* WHAT YOU NEED TO DO *
Which lines hold the string "that"? Copy every one of them.

[Entries with chart source code]
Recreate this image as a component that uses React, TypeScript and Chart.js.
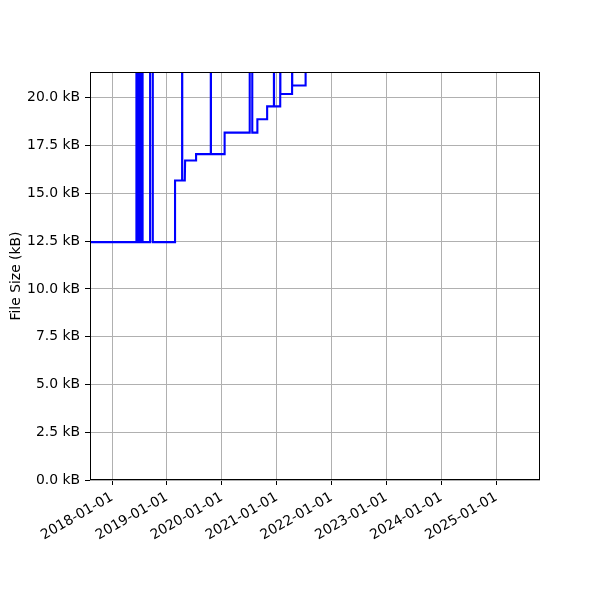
import { useEffect, useRef } from "react";
import { Chart, registerables } from "chart.js";

Chart.register(...registerables);

// Commit dates and file sizes (kB); values above the axis top are clipped spikes
const dates = [
  "2017-08-07",
  "2018-06-12", "2018-06-12", "2018-06-14", "2018-06-14",
  "2018-06-16", "2018-06-16", "2018-06-18", "2018-06-18",
  "2018-06-20", "2018-06-20", "2018-06-22", "2018-06-22",
  "2018-06-24", "2018-06-24", "2018-06-26", "2018-06-26",
  "2018-06-28", "2018-06-28", "2018-06-30", "2018-06-30",
  "2018-07-02", "2018-07-02", "2018-07-04", "2018-07-04",
  "2018-07-06", "2018-07-06", "2018-07-08", "2018-07-08",
  "2018-07-10", "2018-07-10", "2018-07-12", "2018-07-12",
  "2018-07-14", "2018-07-14", "2018-07-16", "2018-07-16",
  "2018-07-18", "2018-07-18", "2018-07-20", "2018-07-20",
  "2018-07-22", "2018-07-22", "2018-07-23", "2018-07-23",
  "2018-09-11", "2018-09-11", "2018-09-29", "2018-09-29",
  "2019-02-24", "2019-02-24",
  "2019-04-12", "2019-04-12", "2019-04-13", "2019-04-13",
  "2019-04-30", "2019-05-02",
  "2019-07-14", "2019-07-14",
  "2019-10-20", "2019-10-20", "2019-10-21", "2019-10-21",
  "2020-01-20", "2020-01-20",
  "2020-07-05", "2020-07-05", "2020-07-22", "2020-07-22",
  "2020-08-25", "2020-08-25",
  "2020-10-29", "2020-10-29",
  "2020-12-13", "2020-12-13", "2020-12-14", "2020-12-14",
  "2021-01-24", "2021-01-24", "2021-01-25", "2021-01-25",
  "2021-04-13", "2021-04-13", "2021-04-14", "2021-04-14",
  "2021-07-12", "2021-07-12",
];
const sizes = [
  12.45,
  12.45, 28, 28, 12.45,
  12.45, 28, 28, 12.45,
  12.45, 28, 28, 12.45,
  12.45, 28, 28, 12.45,
  12.45, 28, 28, 12.45,
  12.45, 28, 28, 12.45,
  12.45, 28, 28, 12.45,
  12.45, 28, 28, 12.45,
  12.45, 28, 28, 12.45,
  12.45, 28, 28, 12.45,
  12.45, 28, 28, 12.45,
  12.45, 28, 28, 12.45,
  12.45, 15.67,
  15.67, 28, 28, 15.67,
  15.67, 16.72,
  16.72, 17.05,
  17.05, 28, 28, 17.05,
  17.05, 18.18,
  18.18, 28, 28, 18.18,
  18.18, 18.88,
  18.88, 19.55,
  19.55, 28, 28, 19.55,
  19.55, 28, 28, 20.2,
  20.2, 28, 28, 20.64,
  20.64, 28,
];

const yTicks = [0, 2.5, 5, 7.5, 10, 12.5, 15, 17.5, 20];
const xTickYears = [2018, 2019, 2020, 2021, 2022, 2023, 2024, 2025];
const xMinDate = "2017-08-07";
const xMaxDate = "2025-10-19";
const yMax = 21.35;
const yTitle = "File Size (kB)";

const toMs = (s: string) => Date.parse(s + "T00:00:00Z");
const pad2 = (n: number) => (n < 10 ? "0" + n : "" + n);
const fmtDate = (ms: number) => {
  const d = new Date(ms);
  return d.getUTCFullYear() + "-" + pad2(d.getUTCMonth() + 1) + "-" + pad2(d.getUTCDate());
};

const framePlugin = {
  id: "frame",
  afterDatasetsDraw(chart: any) {
    const { ctx, chartArea } = chart;
    ctx.save();
    ctx.strokeStyle = "#000";
    ctx.lineWidth = 1;
    ctx.strokeRect(
      Math.round(chartArea.left) + 0.5,
      Math.round(chartArea.top) + 0.5,
      Math.round(chartArea.right - chartArea.left) - 1,
      Math.round(chartArea.bottom - chartArea.top) - 1
    );
    ctx.restore();
  },
};

export default function App() {
  const ref = useRef<HTMLCanvasElement | null>(null);
  useEffect(() => {
    if (!ref.current) return;
    const font = { family: "'DejaVu Sans', sans-serif", size: 13.9 };
    const data = dates.map((d, i) => ({ x: toMs(d), y: sizes[i] }));
    const chart = new Chart(ref.current, {
      type: "line",
      data: {
        datasets: [
          {
            data,
            borderColor: "#0000ff",
            borderWidth: 2.1,
            borderDash: [100000, 0],
            borderJoinStyle: "miter",
            borderCapStyle: "butt",
            pointRadius: 0,
            tension: 0,
            fill: false,
            clip: 0,
          } as any,
        ],
      },
      options: {
        animation: false,
        responsive: false,
        maintainAspectRatio: false,
        parsing: false as any,
        layout: { padding: { left: 0, top: 72, right: 60, bottom: 0 } },
        plugins: { legend: { display: false }, tooltip: { enabled: false } },
        scales: {
          x: {
            type: "linear",
            min: toMs(xMinDate),
            max: toMs(xMaxDate),
            afterBuildTicks: (s: any) => {
              s.ticks = xTickYears.map((y) => ({ value: Date.UTC(y, 0, 1) }));
            },
            afterFit: (s: any) => {
              s.height = 120;
              s.paddingLeft = 0;
              s.paddingRight = 0;
            },
            ticks: {
              autoSkip: false,
              minRotation: 30,
              maxRotation: 30,
              color: "#000",
              font,
              padding: 4,
              callback: (v: any) => fmtDate(Number(v)),
            },
            grid: { color: "#b0b0b0", tickColor: "#000", tickLength: 5, lineWidth: 1 },
            border: { display: false },
          },
          y: {
            type: "linear",
            min: 0,
            max: yMax,
            afterBuildTicks: (s: any) => {
              s.ticks = yTicks.map((v) => ({ value: v }));
            },
            afterFit: (s: any) => {
              s.width = 90;
            },
            ticks: {
              color: "#000",
              font,
              padding: 5,
              callback: (v: any) => Number(v).toFixed(1) + " kB",
            },
            grid: { color: "#b0b0b0", tickColor: "#000", tickLength: 5, lineWidth: 1 },
            border: { display: false },
            title: {
              display: true,
              text: yTitle,
              color: "#000",
              font,
              padding: { top: 8, bottom: 0 },
            },
          },
        },
      },
      plugins: [framePlugin],
    });
    return () => chart.destroy();
  }, []);
  return (
    <div style={{ position: "absolute", left: 0, top: 0, width: 600, height: 600, background: "#fff" }}>
      <canvas ref={ref} width={600} height={600} />
    </div>
  );
}
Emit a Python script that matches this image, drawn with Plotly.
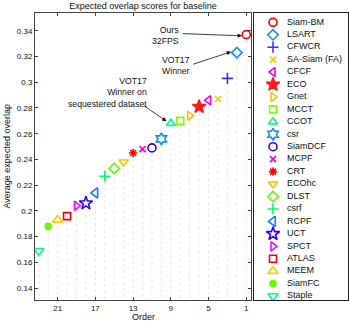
import plotly.graph_objects as go

# trackers in ranking order (order 1 = best)
trackers = ['Siam-BM', 'LSART', 'CFWCR', 'SA-Siam (FA)', 'CFCF', 'ECO', 'Gnet', 'MCCT',
            'CCOT', 'csr', 'SiamDCF', 'MCPF', 'CRT', 'ECOhc', 'DLST', 'csrf', 'RCPF',
            'UCT', 'SPCT', 'ATLAS', 'MEEM', 'SiamFC', 'Staple']
order = list(range(1, 24))
eao = [0.337, 0.323, 0.303, 0.287, 0.286, 0.281, 0.274, 0.270, 0.268, 0.256, 0.249,
       0.248, 0.245, 0.238, 0.233, 0.227, 0.214, 0.206, 0.204, 0.196, 0.193, 0.188, 0.169]

symbols = ['circle-open', 'diamond-open', 'cross-thin-open', 'x-thin-open', 'triangle-left-open',
           'star', 'triangle-right-open', 'square-open', 'triangle-up-open', 'hexagram-open',
           'circle-open', 'x-thin-open', 'asterisk-open', 'triangle-down-open', 'diamond-open',
           'cross-thin-open', 'triangle-left-open', 'star-open', 'triangle-right-open',
           'square-open', 'triangle-up-open', 'circle', 'triangle-down-open']
colors = ['#ff0000', '#1a8cff', '#4d26ff', '#ffcc00', '#ff00e6', '#ff1a1a', '#ffbf00', '#80ff00',
          '#00ff80', '#1a8cff', '#3300ff', '#ff00cc', '#ff0000', '#ffbf00', '#59ff00',
          '#00ff66', '#0f80ff', '#3300ff', '#ff00ff', '#ff0000', '#ffcc00', '#66ff00', '#00ff88']
sizes = [8, 8, 8, 6, 8, 10, 8, 7, 8, 9, 8, 6, 7, 8, 8, 8, 9, 10, 8, 7, 9, 6, 9]

x_ticks = [1, 5, 9, 13, 17, 21]
y_ticks = [0.14, 0.16, 0.18, 0.2, 0.22, 0.24, 0.26, 0.28, 0.3, 0.32, 0.34]
x_range = [23.4, 0.5]
y_range = [0.1308, 0.3538]

FONT = 'Liberation Sans, Arial, Helvetica, sans-serif'
W, H = 349, 322
L, R, T, B = 35, 251, 13, 300   # main axes box in pixels
LR = 348                         # right edge of legend box
PW = LR - L                      # plotting width (paper)


def px(p):
    return (p - L) / PW


fig = go.Figure()

# dotted drop lines from each point to the bottom
dx, dy = [], []
for o, v in zip(order, eao):
    dx += [o, o, None]
    dy += [v, y_range[0], None]
fig.add_trace(go.Scatter(x=dx, y=dy, mode='lines', hoverinfo='skip',
                         line=dict(color='#e6e6e6', width=1, dash='dot'), showlegend=False))

for i, name in enumerate(trackers):
    fig.add_trace(go.Scatter(
        x=[order[i]], y=[eao[i]], mode='markers', name=name, showlegend=False,
        marker=dict(symbol=symbols[i], size=sizes[i], color=colors[i],
                    line=dict(color=colors[i], width=1.6))))

# hand made legend on a second axes
for i, name in enumerate(trackers):
    fig.add_trace(go.Scatter(
        x=[19], y=[i], xaxis='x2', yaxis='y2', mode='markers', showlegend=False,
        marker=dict(symbol=symbols[i], size=sizes[i], color=colors[i],
                    line=dict(color=colors[i], width=1.6))))
fig.add_trace(go.Scatter(
    x=[33] * len(trackers), y=list(range(len(trackers))), xaxis='x2', yaxis='y2',
    mode='text', text=trackers, textposition='middle right', showlegend=False,
    cliponaxis=False, textfont=dict(family=FONT, size=9, color='#111')))

axcol = '#444'
fig.update_layout(
    width=W, height=H,
    margin=dict(l=L, r=W - LR, t=T, b=H - B),
    plot_bgcolor='white', paper_bgcolor='white',
    font=dict(family=FONT, size=8, color='#111'),
    title=dict(text='Expected overlap scores for baseline', x=px((L + R) / 2), xref='paper',
               xanchor='center', y=1 - 5.5 / H, yanchor='middle', font=dict(size=9)),
    xaxis=dict(range=x_range, tickvals=x_ticks, ticks='inside', ticklen=3, mirror='ticks',
               showline=True, linecolor=axcol, linewidth=1, tickcolor=axcol,
               showgrid=False, zeroline=False, domain=[0, px(R)]),
    yaxis=dict(range=y_range, tickvals=y_ticks, ticks='inside', ticklen=3, mirror='ticks',
               showline=True, linecolor=axcol, linewidth=1, tickcolor=axcol,
               showgrid=False, zeroline=False),
    xaxis2=dict(domain=[px(254), 1], range=[0, 94], anchor='y2',
                showline=True, mirror=True, linecolor='#222', linewidth=1,
                showticklabels=False, ticks='', showgrid=False, zeroline=False),
    yaxis2=dict(domain=[0, 1], range=[22.32, -0.75], anchor='x2',
                showline=True, mirror=True, linecolor='#222', linewidth=1,
                showticklabels=False, ticks='', showgrid=False, zeroline=False),
    showlegend=False,
)

ann_font = dict(family=FONT, size=8.7, color='#111')
annotations = [
    # axis titles
    dict(text='Order', xref='paper', yref='paper', x=px((L + R) / 2), y=(B - 317) / (B - T),
         showarrow=False, font=dict(size=9), yanchor='middle'),
    dict(text='Average expected overlap', xref='paper', yref='paper',
         x=px(6), y=0.5, textangle=-90, showarrow=False,
         font=dict(size=9), xanchor='center'),
    # callout texts
    dict(text='Ours<br>32FPS', x=7.97, y=0.3361, xanchor='right', align='right',
         showarrow=False, font=ann_font),
    dict(text='VOT17<br>Winner', x=8.4, y=0.3128, xanchor='center', align='center',
         showarrow=False, font=ann_font),
    dict(text='VOT17<br>Winner on<br>sequestered dataset', x=11.3, y=0.2922,
         xanchor='right', align='right', showarrow=False, font=ann_font),
    # arrows
    dict(text='', x=1.45, y=0.3361, ax=7.87, ay=0.3378, axref='x', ayref='y',
         showarrow=True, arrowhead=2, arrowsize=1.1, arrowwidth=0.8, arrowcolor='#111'),
    dict(text='', x=2.6, y=0.3237, ax=6.8, ay=0.3136, axref='x', ayref='y',
         showarrow=True, arrowhead=2, arrowsize=1.1, arrowwidth=0.8, arrowcolor='#111'),
    dict(text='', x=9.45, y=0.2697, ax=11.99, ay=0.2824, axref='x', ayref='y',
         showarrow=True, arrowhead=2, arrowsize=1.1, arrowwidth=0.8, arrowcolor='#111'),
]
fig.update_layout(annotations=annotations)

# remove the default page margin so the figure sits at the window origin
fig.write_html('out.html', config={'displayModeBar': False},
               post_script="document.body.style.margin='0';")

* WRITTEN ANSWER *
Recreate this image as a component that uses React, TypeScript and Chart.js.
Emit a Python script that matches this image, drawn with Plotly.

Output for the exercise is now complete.